INTERSTELLAR: The Thin Line Between Science and Pseudo-Science


INTERSTELLAR:  The Thin Line Between Science and Pseudo-Science

By Dr. Ted Baehr, Publisher

Since there was a debate in the MOVIEGUIDE® office about the movie INTERSTELLAR, two of us went to screen the movie to give another opinion and resolve the issues. Of course, the issues demand a lot of reflection.

A Time magazine article talks about how Christopher Nolan and his brother Jonathan was captivated by Stephen Hawking and the science of General Relativity, Special Relativity and Quantum Mechanics. Nolan immersed himself in all of these subjects and required the actors to do the same. According to Time, Nolan and the other filmmakers behind the movie (which included Nolan’s own brother who worked on the movie’s script with Steven Spielberg before Christopher came on board) also enlisted a theoretical physicist from Cal Tech named Kip Thorne, who’s one of the leaders in considering the cosmology referenced in much of the movie.

As Divine Providence would have it, I was taking a course in astrophysics from University of California Berkeley Professor Alex Filippenko.

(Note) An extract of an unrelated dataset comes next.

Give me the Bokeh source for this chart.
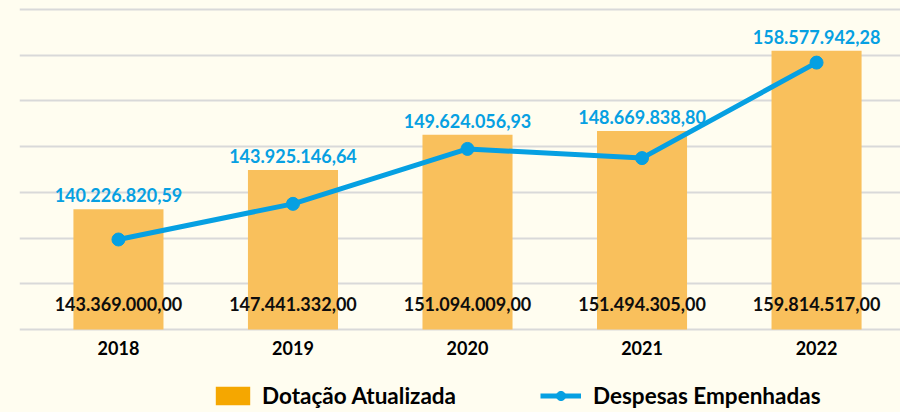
from bokeh.plotting import figure
from bokeh.models import (Range1d, FixedTicker, ColumnDataSource, Legend, LegendItem, CustomJS)
from bokeh.core.properties import value
from bokeh.document import Document
from bokeh.embed import file_html
from bokeh.resources import INLINE

# ---- data ----
years = [2018, 2019, 2020, 2021, 2022]
year_labels = ["2018", "2019", "2020", "2021", "2022"]
dotacao_atualizada = [143369000.00, 147441332.00, 151094009.00, 151494305.00, 159814517.00]
despesas_empenhadas = [140226820.59, 143925146.64, 149624056.93, 148669838.80, 158577942.28]
series_names = ["Dotação Atualizada", "Despesas Empenhadas"]


def br(v):
    s = f"{v:,.2f}"
    return s.replace(",", "X").replace(".", ",").replace("X", ".")


# ---- styles ----
BG = "#FFFDF0"
BAR = "#F9C05C"
BAR_LEG = "#F5A700"
BLUE = "#06A0E2"
GRID = "#D9D9D9"
FONT = "Lato"

AXIS_BASE = 130.89e6
GRID_STEP = 4.746e6
Y_START, Y_END = 122.28e6, 165.02e6

src = ColumnDataSource(dict(
    year=years,
    year_lab=year_labels,
    dot=dotacao_atualizada,
    desp=despesas_empenhadas,
    dot_lab=[br(v) for v in dotacao_atualizada],
    desp_lab=[br(v) for v in despesas_empenhadas],
))

p = figure(width=900, height=412,
           x_range=Range1d(2017.433, 2022.481), y_range=Range1d(Y_START, Y_END),
           output_backend="svg", toolbar_location=None,
           min_border_left=19, min_border_right=0, min_border_top=0, min_border_bottom=0,
           background_fill_color=BG, border_fill_color=BG, outline_line_color=None)

p.yaxis.visible = False
p.xaxis.visible = False
p.xgrid.visible = False
p.ygrid.ticker = FixedTicker(ticks=[AXIS_BASE + k * GRID_STEP for k in range(8)])
p.ygrid.grid_line_color = GRID
p.ygrid.grid_line_width = 2

bars = p.vbar(x="year", top="dot", bottom=AXIS_BASE, width=0.516, source=src,
              fill_color=BAR, line_color=None)
bars_leg = p.vbar(x="year", top="dot", bottom=AXIS_BASE, width=0.0, source=src,
                  fill_color=BAR_LEG, line_color=None)

ln = p.line(x="year", y="desp", source=src, line_color=BLUE, line_width=5)
mk = p.scatter(x="year", y="desp", source=src, size=13, fill_color=BLUE, line_color=BLUE)

p.text(x="year", y="dot", text="desp_lab", source=src, y_offset=-14,
       text_align="center", text_baseline="middle", text_font=value(FONT),
       text_font_style="bold", text_font_size="18px", text_color=BLUE)
p.text(x="year", y=AXIS_BASE, text="dot_lab", source=src, y_offset=-26,
       text_align="center", text_baseline="middle", text_font=value(FONT),
       text_font_style="bold", text_font_size="18px", text_color="#0D0D0D")
p.text(x="year", y=AXIS_BASE, text="year_lab", source=src, y_offset=18,
       text_align="center", text_baseline="middle", text_font=value(FONT),
       text_font_style="bold", text_font_size="18px", text_color="#000000")


def mk_legend(item, loc, gw, standoff):
    return Legend(items=[item], location=loc, orientation="horizontal",
                  padding=0, margin=0, spacing=0, glyph_width=gw, glyph_height=23,
                  label_standoff=standoff, border_line_color=None, background_fill_alpha=0,
                  label_text_font=FONT, label_text_font_style="bold",
                  label_text_font_size="22.5px", label_text_color="#000000")


p.add_layout(mk_legend(LegendItem(label=series_names[0], renderers=[bars_leg]), (192, 3), 43, 8), "center")
p.add_layout(mk_legend(LegendItem(label=series_names[1], renderers=[ln, mk]), (521, 3), 41, 12), "center")

doc = Document()
doc.add_root(p)
doc.js_on_event("document_ready", CustomJS(code=f"document.body.style.backgroundColor='{BG}';"))

open("out.html", "w").write(file_html(p, INLINE))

The movie INTERSTELLAR follows Professor Filippenko’s course almost verbatim, and this is where the difficulties arise. On a dramatic level, Nolan, who is usually better with his actors and dialogue, has focused so much on the physics that there’s static dialogue, jumping dialogue, plot holes, and some silly repetition. All this drags out the movie out, probably leading to some very negative viewer reactions, including the elderly couple sitting next to us at the theater who kept asking again and again, “What’s going on?” Comparing the acting in GRAVITY to the acting in INTERSTELLAR, one has to feel sorry for Anne Hathaway and some of the other stars. At one point, Anne Hathaway looks like she’s experiencing an odd gravitational change. Nolan must have ignored his filmmaking skills.

The real issue in the movie comes from the physics, however.

Professor Filippenko points out in his class on General Relativity that there are few possible physical proofs based on binary pulsars, but these proofs may be colored by the biases of the astrophysicists, so scientists should keep an open mind because the physics may be something completely different from the current speculations. At another point, the professor points out that one famous astronomer let his bias fudge the figures. When he was found out, it hurt his career, of course.

What all this means is that a lot of thought experiments of Stephen Hawking and Kip Thorne may just be anthropocentric speculation.

Having worked for a research company that worked for NASA, I understand how one can get caught up in the enthusiasm for scientific breakthroughs and how thin the line is between astrology and astronomy, physics and metaphysics. Nolan is like the wide-eyed sophomore who doesn’t discern the difference between speculation and science. So, he runs into some serious roadblocks that could have been resolved with a little more research, such as Hawking’s erroneous view that the creation of the universe, and man’s interaction with the universe, doesn’t require God.

Even so, Nolan’s preoccupation with the science sometimes gets in the way of the drama, and the movie’s attempts to visualize Hawking and Thorne’s speculations are as strained as Stanley Kubrick’s metaphysics in the wonderful movie 2001.

That said, a little further investigation on Nolan’s part would have found that there’s incredible design in the universe, which can’t be explained from man saving himself but only by a loving Creator who has made a world just for us to live in so we can find out His truth that can set us free, have a more abundant life, and find real eternal life. IN this regard, there are lots of great books and DVDs that we’ve reviewed in MOVIEGUIDE® about the design of the universe.

In addition, I’ve had the opportunity to debate scientists at several different venues, including at the largest applied science convention in the world. Although they all say they can’t even consider the possibility of design, the result of my debates with them has been enthusiastic support for the providential point of view.

To make this very simple, the musings of Nolan and his brother, Stephen Hawking and Kip Thorne can lead to the frustrating circular reasoning of metaphysics, occultism and ultimately the Tree of Knowledge where the Serpent said, “You will be as God.” Or, they can lead to connecting the dots to see that all of creation testifies to the loving Creator who wants to give us a wonderful eternal, heavenly existence with Him.